Court won't review same-sex union custody case
WASHINGTON (Reuters) - The U.S. Supreme Court on Monday declined to review a high-profile custody battle between two women over a child one had during their lesbian relationship, a case involving Vermont's precedent-setting law recognizing same-sex couples.
Vermont became the first state in the country to recognize same-sex couples' relationships in 2000, when it adopted a civil union law.
The justices rejected an appeal by the child's biological mother, who wants to deny visitation rights to her former lesbian partner. She appealed a Vermont Supreme Court ruling that the state's civil union law governs the custody dispute.
Lisa Miller and Janet Jenkins were Virginia residents in 2000 when they went to Vermont to join in a civil union. In 2002, Miller was artificially inseminated and gave birth to a baby girl, Isabella. The couple then moved to Vermont.
About a year later, Miller filed for dissolution of the union. She moved back to Virginia with Isabella, said she no longer considered herself a lesbian and filed for full custody, even though she initially agreed to share custody with Jenkins.

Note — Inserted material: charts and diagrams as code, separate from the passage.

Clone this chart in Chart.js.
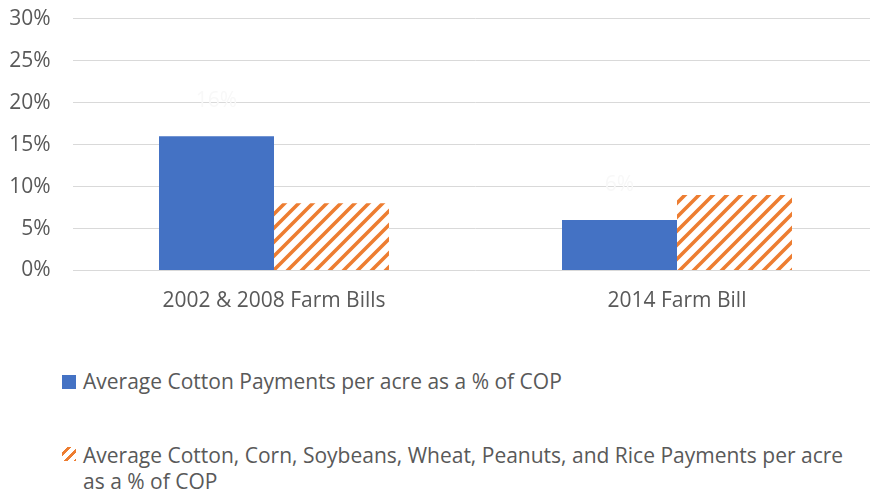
<!DOCTYPE html>
<html>
<head>
<meta charset="utf-8">
<title>Cotton payments per acre</title>
<script src="https://cdn.jsdelivr.net/npm/chart.js@4.4.1/dist/chart.umd.min.js"></script>
<style>
  body { margin: 0; background: #fff; overflow: hidden; font-family: "Open Sans", sans-serif; }
  #wrap { position: relative; width: 870px; height: 495px; overflow: hidden; }
  #chart { position: absolute; left: 0; top: -16px; }
  .legend-item { position: absolute; left: 62px; color: #595959; font-size: 21px; line-height: 26px; white-space: nowrap; }
  .swatch { position: absolute; left: 0; width: 14px; height: 14px; }
  .legend-text { margin-left: 21px; }
</style>
</head>
<body>
<div id="wrap">
  <canvas id="chart" width="879" height="356"></canvas>
  <div id="legend"></div>
</div>
<script>
// data
const categories = ['2002 & 2008 Farm Bills', '2014 Farm Bill'];
const cottonPct = [16, 6];
const allCropsPct = [8, 9];
const seriesNames = [
  'Average Cotton Payments per acre as a % of COP',
  'Average Cotton, Corn, Soybeans, Wheat, Peanuts, and Rice Payments per acre|as a % of COP'
];
const yTicks = [0, 5, 10, 15, 20, 25, 30];

const BLUE = '#4472C4';
const ORANGE = '#ED7D31';
const TEXT = '#595959';
const FONT = '"Open Sans", sans-serif';

// hatch pattern for the second series (orange diagonal stripes on white)
function makeHatch(color) {
  const s = 14;
  const c = document.createElement('canvas');
  c.width = s; c.height = s;
  const g = c.getContext('2d');
  g.fillStyle = '#fff';
  g.fillRect(0, 0, s, s);
  g.strokeStyle = color;
  g.lineWidth = 3.6;
  g.beginPath();
  g.moveTo(-s / 2, s / 2); g.lineTo(s / 2, -s / 2);
  g.moveTo(0, s); g.lineTo(s, 0);
  g.moveTo(s / 2, s * 1.5); g.lineTo(s * 1.5, s / 2);
  g.stroke();
  return g.createPattern(c, 'repeat');
}

// the faint (almost white) value labels above the blue bars
const faintLabels = {
  id: 'faintLabels',
  afterDatasetsDraw(chart) {
    const ctx = chart.ctx;
    const meta = chart.getDatasetMeta(0);
    ctx.save();
    ctx.fillStyle = '#f8f8f8';
    ctx.font = '21px ' + FONT;
    ctx.textAlign = 'center';
    ctx.textBaseline = 'middle';
    meta.data.forEach((bar, i) => {
      ctx.fillText(cottonPct[i] + '%', bar.x, bar.y - 35);
    });
    ctx.restore();
  }
};

const hatch = makeHatch(ORANGE);

new Chart(document.getElementById('chart'), {
  type: 'bar',
  data: {
    labels: categories,
    datasets: [
      { label: seriesNames[0], data: cottonPct, backgroundColor: BLUE },
      { label: seriesNames[1], data: allCropsPct, backgroundColor: hatch }
    ]
  },
  options: {
    responsive: false,
    animation: false,
    layout: { padding: { top: 1, right: 0.5, bottom: 0, left: 0 } },
    datasets: { bar: { categoryPercentage: 0.5707, barPercentage: 1 } },
    plugins: { legend: { display: false }, tooltip: { enabled: false } },
    scales: {
      x: {
        grid: { display: false, drawTicks: false },
        border: { display: false },
        ticks: { color: TEXT, padding: 18, font: { family: FONT, size: 21 } },
        afterFit: (scale) => { scale.height = 69.5; }
      },
      y: {
        min: yTicks[0],
        max: yTicks[yTicks.length - 1],
        afterBuildTicks: (scale) => { scale.ticks = yTicks.map(v => ({ value: v })); },
        grid: { color: '#d9d9d9', lineWidth: 1, drawTicks: false },
        border: { display: false },
        ticks: {
          color: TEXT,
          padding: 22,
          font: { family: FONT, size: 21 },
          callback: (v) => v + '%'
        },
        afterFit: (scale) => { scale.width = 72.5; }
      }
    }
  },
  plugins: [faintLabels]
});

// legend (html, so the long entry can wrap like the original)
const legend = document.getElementById('legend');
const legendTops = [368, 442];
const swatchTops = [7, 5];
seriesNames.forEach((name, i) => {
  const item = document.createElement('div');
  item.className = 'legend-item';
  item.style.top = legendTops[i] + 'px';
  const sw = document.createElement('div');
  sw.className = 'swatch';
  sw.style.top = swatchTops[i] + 'px';
  sw.style.background = i === 0 ? BLUE :
    'repeating-linear-gradient(135deg, #fff 0 4px, ' + ORANGE + ' 4px 7px)';
  const txt = document.createElement('div');
  txt.className = 'legend-text';
  txt.innerHTML = name.split('|').join('<br>');
  item.appendChild(sw);
  item.appendChild(txt);
  legend.appendChild(item);
});
</script>
</body>
</html>
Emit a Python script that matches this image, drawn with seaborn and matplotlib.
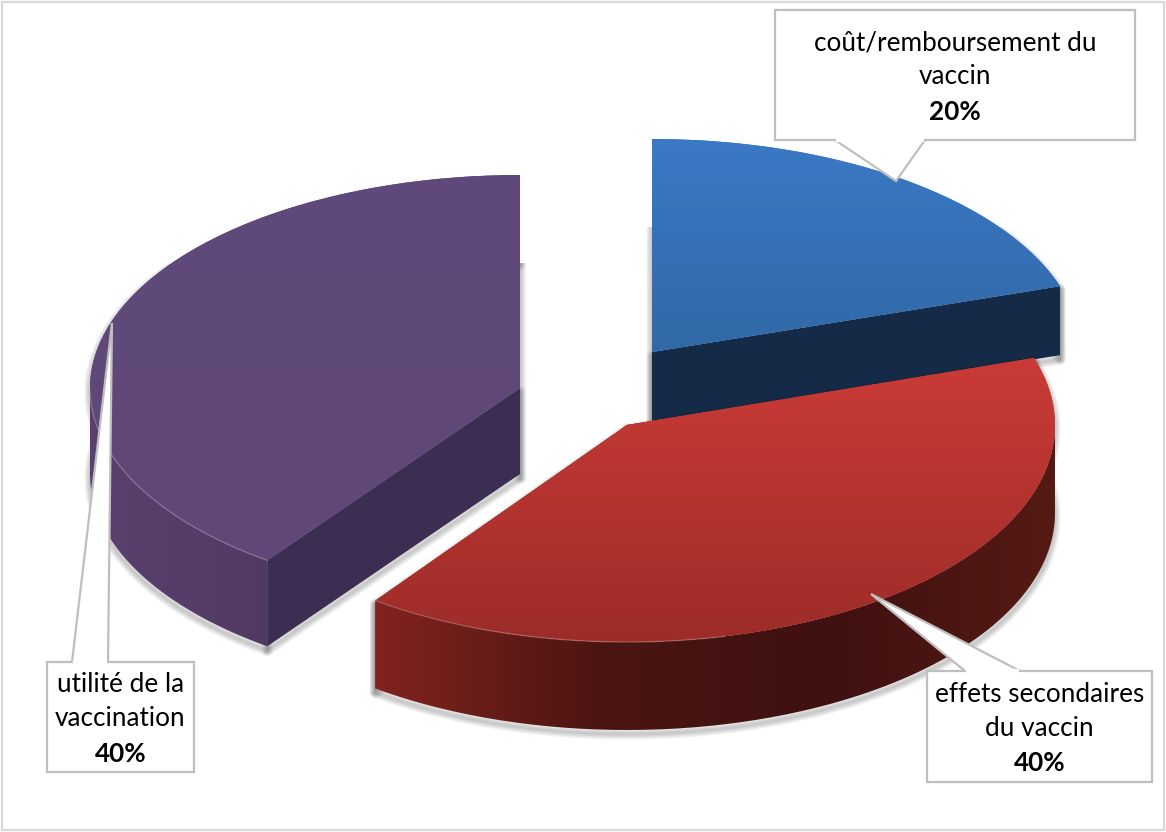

Vermont courts have granted Jenkins temporary visitation rights and ruled that the couple were in a valid legal union at the time of the child's birth.
Virginia, which has a law opposing the recognition of same-sex unions, supported Miller's appeal to the U.S. Supreme Court. It said its state courts should not be required to recognize the child custody proceeding in Vermont.
But the nation's top court rejected Miller's appeal without any comment or recorded dissent.